Paradox Pharmaceuticals targets veterinary cancer treatment

Paradox Pharmaceuticals Inc. is in the process of developing a new anti-cancer drug to be used to treat dogs and cats, and the company hopes to eventually be able to develop similar treatments for humans.
 
Dogs and cats actually get cancer at about the same rate as humans (at least one in four are likely to get cancer). The National Cancer Institute estimates that roughly six million dogs per year are diagnosed with cancer from an overall U.S. population of 75 million to 80 million companion dogs.

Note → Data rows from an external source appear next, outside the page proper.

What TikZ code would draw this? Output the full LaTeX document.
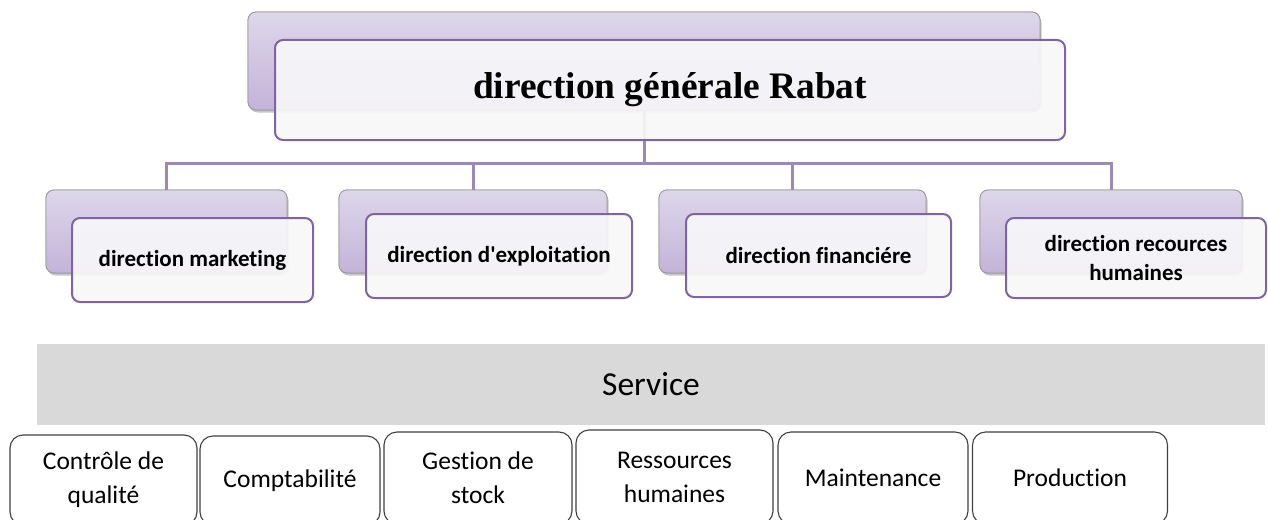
\documentclass[tikz,border=0pt]{standalone}
\usepackage{fontspec}
\setmainfont{Liberation Serif}
\newfontfamily\calfont[Ligatures=NoCommon]{Carlito}
\usetikzlibrary{shadows,backgrounds}
\definecolor{conncol}{HTML}{9C89B8}
\definecolor{frontcol}{HTML}{8064A2}
\definecolor{backtop}{HTML}{DED7EA}
\definecolor{backbot}{HTML}{C3B3D9}
\definecolor{frontfill}{HTML}{F7F7F9}
\definecolor{bandcol}{HTML}{D9D9D9}
\definecolor{svcline}{HTML}{404040}
\tikzset{
  backbox/.style={rectangle, rounded corners=8pt, draw=gray!80, line width=0.8pt,
    top color=backtop, bottom color=backbot,
    drop shadow={shadow xshift=1.5pt, shadow yshift=-2.5pt, opacity=0.25}},
  frontbox/.style={rectangle, rounded corners=8pt, draw=frontcol, line width=2pt,
    fill=frontfill, fill opacity=0.92, text opacity=1, align=center},
  conn/.style={draw=conncol, line width=3pt},
  svcbox/.style={rectangle, rounded corners=13pt, draw=svcline, line width=1.1pt,
    fill=white, align=center, font=\calfont\fontsize{25.5}{34}\selectfont},
  midtext/.style={font=\calfont\bfseries\fontsize{23}{29}\selectfont},
}
\begin{document}
\begin{tikzpicture}[x=1pt,y=-1pt]
\useasboundingbox (0,0) rectangle (1268,519);
\clip (0,0) rectangle (1268,519);
% top
\node[backbox, minimum width=792pt, minimum height=98pt] (gb) at (644,61) {};
% mid back boxes
\node[backbox, minimum width=241pt, minimum height=83pt] (b1) at (166.5,231.5) {};
\node[backbox, minimum width=268pt, minimum height=83pt] (b2) at (473,231.5) {};
\node[backbox, minimum width=267pt, minimum height=83pt] (b3) at (792.5,231.5) {};
\node[backbox, minimum width=262pt, minimum height=83pt] (b4) at (1111,231.5) {};
% connectors
\coordinate (bus) at (645,163);
\draw[conn] (gb.south) -- (gb.south |- bus);
\draw[conn] (b1.north) -- (b1.north |- bus) -- (b4.north |- bus) -- (b4.north);
\draw[conn] (b2.north) -- (b2.north |- bus);
\draw[conn] (b3.north) -- (b3.north |- bus);
% redraw back boxes over connector ends
\node[backbox, minimum width=792pt, minimum height=98pt] at (644,61) {};
\node[backbox, minimum width=241pt, minimum height=83pt] at (166.5,231.5) {};
\node[backbox, minimum width=268pt, minimum height=83pt] at (473,231.5) {};
\node[backbox, minimum width=267pt, minimum height=83pt] at (792.5,231.5) {};
\node[backbox, minimum width=262pt, minimum height=83pt] at (1111,231.5) {};
% front boxes
\node[frontbox, minimum width=790pt, minimum height=100pt, font=\bfseries\fontsize{37.4}{40}\selectfont] (gf) at (670,90) {direction générale Rabat};
\node[frontbox, midtext, minimum width=241pt, minimum height=84pt] (f1) at (192.5,260) {direction marketing};
\node[frontbox, midtext, minimum width=266pt, minimum height=84pt] (f2) at (499,256) {direction d'exploitation};
\node[frontbox, midtext, minimum width=265pt, minimum height=83pt] (f3) at (818.5,255.5) {direction financiére};
\node[frontbox, midtext, minimum width=260pt, minimum height=80pt] (f4) at (1136,258) {direction recources\\humaines};
% service band
\node[rectangle, fill=bandcol, minimum width=1228pt, minimum height=81pt, font=\calfont\fontsize{33.5}{36}\selectfont] (svc) at (651,384.5) {Service};
% service boxes
\node[svcbox, minimum width=187pt, minimum height=90pt] (s1) at (103.5,480) {Contrôle de\\qualité};
\node[svcbox, minimum width=180pt, minimum height=89pt] (s2) at (290,480.5) {Comptabilité};
\node[svcbox, minimum width=188pt, minimum height=92pt] (s3) at (478,478) {Gestion de\\stock};
\node[svcbox, minimum width=197pt, minimum height=94pt] (s4) at (674.5,477) {Ressources\\humaines};
\node[svcbox, minimum width=190pt, minimum height=92pt] (s5) at (873,478) {Maintenance};
\node[svcbox, minimum width=195pt, minimum height=92pt] (s6) at (1070,478) {Production};
\end{tikzpicture}
\end{document}
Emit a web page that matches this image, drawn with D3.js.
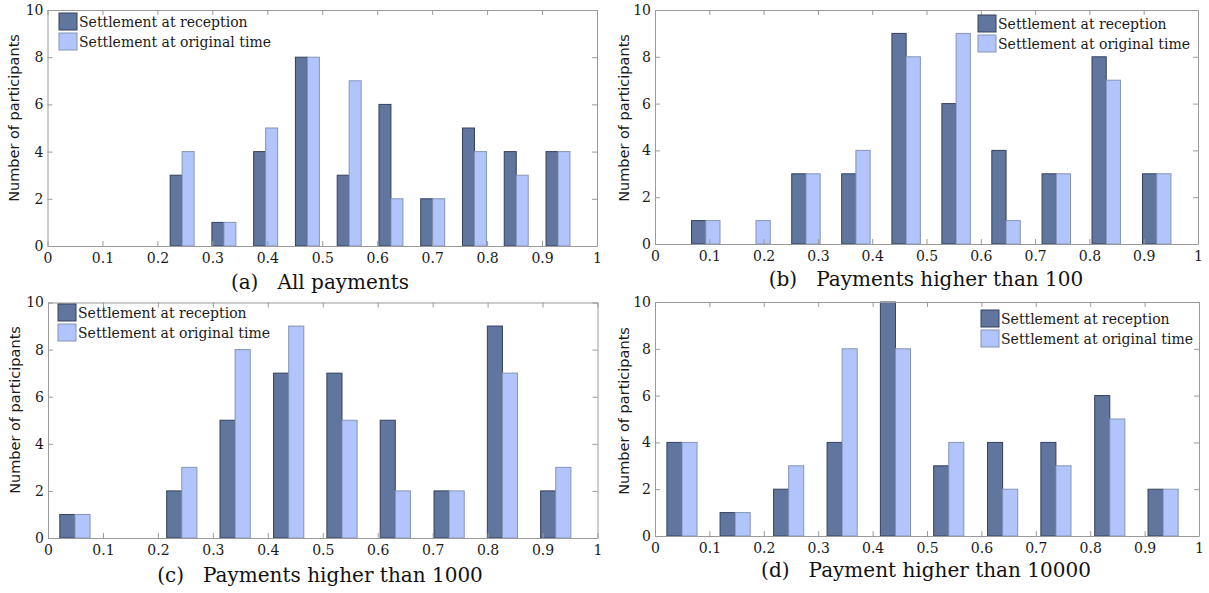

Susceptibility to cancer usually begins in pets aged six to eight years old.
 
Paradox’s current lead compound, benzarubicin, is a veterinary drug used to bypass a number of mechanisms of drug-resistance found in clinical tumors.
 
“One of the serious side effects of cancer therapy is toxicity to the heart. In fact, with several classes of drugs, the damage is irreversible. An advantage of benzarubicin is that it is non-cardiotoxic, and it can actually protect the heart against other anti-cancer drugs,” says Dr. Len Lothstein, Paradox President and CEO as well as University of Tennessee Health Science Center (UTHSC) Associate Professor of Pathology and Associate Professor of Pharmaceutical Sciences.
 
Lothstein and collaborators Dr. Mervyn Israel, Dr. Leonard Lothstein, Dr. Trevor Sweatman, Dr. Judith Soberman, Dr. Polly Hofmann and Dr. John Rimoldi founded the company in 2010 with the goal of providing functionally redefined anthracycline antitumor agents for human and veterinary use.
 
Paradox touts its products as clinically superior to conventional anthracyclines against drug-resistant cancer, non-cardiotoxic when administered as a single agent, and cardioprotective when given in combination with cardiotoxic antitumor agents.
 
Lothstein’s  interest in this area of research began while he was post-doctoral researcher studying resistance to anti-cancer drugs at Sloan-Kettering and Albert Einstein College of Medicine in New York.
 
“My focus and interest shifted from just understanding the mechanism of resistance to designing drugs to circumvent those mechanisms,” he says.
 
Research and development takes place primarily at the UTHSC and is currently funded by Paradox and by contract with Cumberland Pharmaceuticals, a licensing partner in the development of pivarubicin for the potential treatment of triple-negative breast cancer. While operating independently of UT control, Paradox is commercially linked to UT Research Foundation through a pending licensing agreement for benzarubicin. 
 
“Our decision to develop this as veterinary drug was a mix of both scientific and business reasons,” explains Lothstein. “The business reason is that simply it is extremely expensive to commercially develop a human use drug. We are looking at a price tag that exceeds $1 billion. It’s really in the realm of Big Pharma right now, and even they are having trouble developing new drugs because of the price tags.”
 
Developing a veterinary anti-tumor drug is considerably cheaper. Lothstein believes Paradox can bring benzarubicin up to FDA approval for about $3 million.
 
The One Health initiative is a movement focusing on the realization that animal health and human health are closely tied together and treatment of a condition of a treatment for animals has a great deal of bearing on comparable conditions in humans. In fact, the target lymphoma tumors targeted by Paradox in dogs is molecularly and cellularly similar to human non-Hodgkin’s lymphoma.